We present nested sequent systems for propositional G\"odel-Dummett logic and its first-order extensions with non-constant and constant domains, built atop nested calculi for intuitionistic logics. To obtain nested systems for these G\"odel-Dummett logics, we introduce a new structural rule, called the "linearity rule," which (bottom-up) operates by linearizing branching structure in a given nested sequent. In addition, an interesting feature of our calculi is the inclusion of reachability rules, which are special logical rules that operate by propagating data and/or checking if data exists along certain paths within a nested sequent. Such rules require us to generalize our nested sequents to include signatures (i.e. finite collections of variables) in the first-order cases, thus giving rise to a generalization of the usual nested sequent formalism. Our calculi exhibit favorable properties, admitting the height-preserving invertibility of every logical rule and the (height-preserving) admissibility of a large collection of structural and reachability rules. We prove all of our systems sound and cut-free complete, and show that syntactic cut-elimination obtains for the intuitionistic systems. We conclude the paper by discussing possible extensions and modifications, putting forth an array of structural rules that could be used to provide a sizable class of intermediate logics with cut-free nested sequent systems.

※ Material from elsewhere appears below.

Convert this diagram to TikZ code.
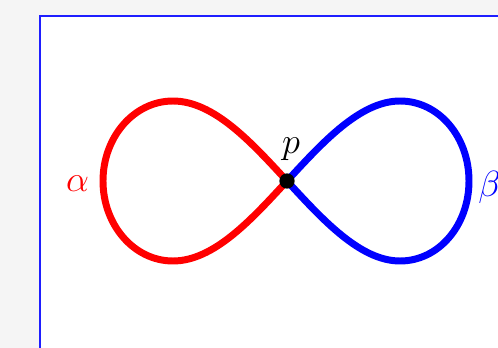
\documentclass[tikz,border=0pt]{standalone}
\definecolor{frameblue}{RGB}{30,30,255}
\begin{document}
\begin{tikzpicture}[x=0.02cm,y=-0.02cm,
  loopline/.style={line width=3.97pt, line cap=round},
  lbl/.style={inner sep=0pt, font=\huge}]
\useasboundingbox (0,0) rectangle (498,348);
\fill[black!4] (0,0) rectangle (498,348);
\fill[white] (39.5,15.5) rectangle (520,370);
\draw[draw=frameblue, line width=1.2pt] (40,370) -- (40,16) -- (520,16);
\coordinate (P) at (287,181);
\coordinate (LT) at (173,101);
\coordinate (LL) at (103,181);
\coordinate (LB) at (173,261);
\coordinate (RT) at (400,101);
\coordinate (RR) at (469,181);
\coordinate (RB) at (400,261);
\draw[loopline, red] (P) .. controls (252,143) and (214,101) .. (LT)
  .. controls (134,101) and (103,137) .. (LL)
  .. controls (103,225) and (134,261) .. (LB)
  .. controls (214,261) and (252,219) .. (P);
\draw[loopline, blue] (P) .. controls (322,143) and (360,101) .. (RT)
  .. controls (439,101) and (469,137) .. (RR)
  .. controls (469,225) and (439,261) .. (RB)
  .. controls (360,261) and (322,219) .. (P);
\node[circle, fill=black, minimum size=8.7pt, inner sep=0pt] (dot) at (P) {};
\node[lbl, red, anchor=base] (alpha) at (77.5,192) {$\alpha$};
\node[lbl, anchor=base] (p) at (291,154) {$p$};
\node[lbl, blue, anchor=base west] (beta) at (478,197) {$\beta$};
\end{tikzpicture}
\end{document}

翻译：本文基于直觉主义逻辑的嵌套演算，提出了命题哥德尔-杜梅特逻辑及其具有非常数域和常数域的一阶扩展的嵌套矢列式系统。为构建这些哥德尔-杜梅特逻辑的嵌套系统，我们引入了一种称为"线性规则"的新结构规则，该规则通过（自底向上）线性化给定嵌套矢列式中的分支结构进行操作。此外，我们演算体系的一个显著特点是包含了可达性规则，这是一类通过沿嵌套矢列式内特定路径传播数据和/或检查数据存在性来运作的特殊逻辑规则。此类规则要求我们将一阶情形下的嵌套矢列式推广至包含签名（即变量的有限集合），从而产生了对常规嵌套矢列式形式的推广。我们的演算展现出优良性质：所有逻辑规则均具有高度保持的可逆性，且大量结构规则与可达性规则具有（高度保持的）可容许性。我们证明了所有系统的可靠性与切消除完备性，并验证了直觉主义系统可实现语法切消除。最后，通过讨论可能的扩展与修改方案，我们提出了一系列可用于为大规模中间逻辑类构建切消除嵌套矢列式系统的结构规则。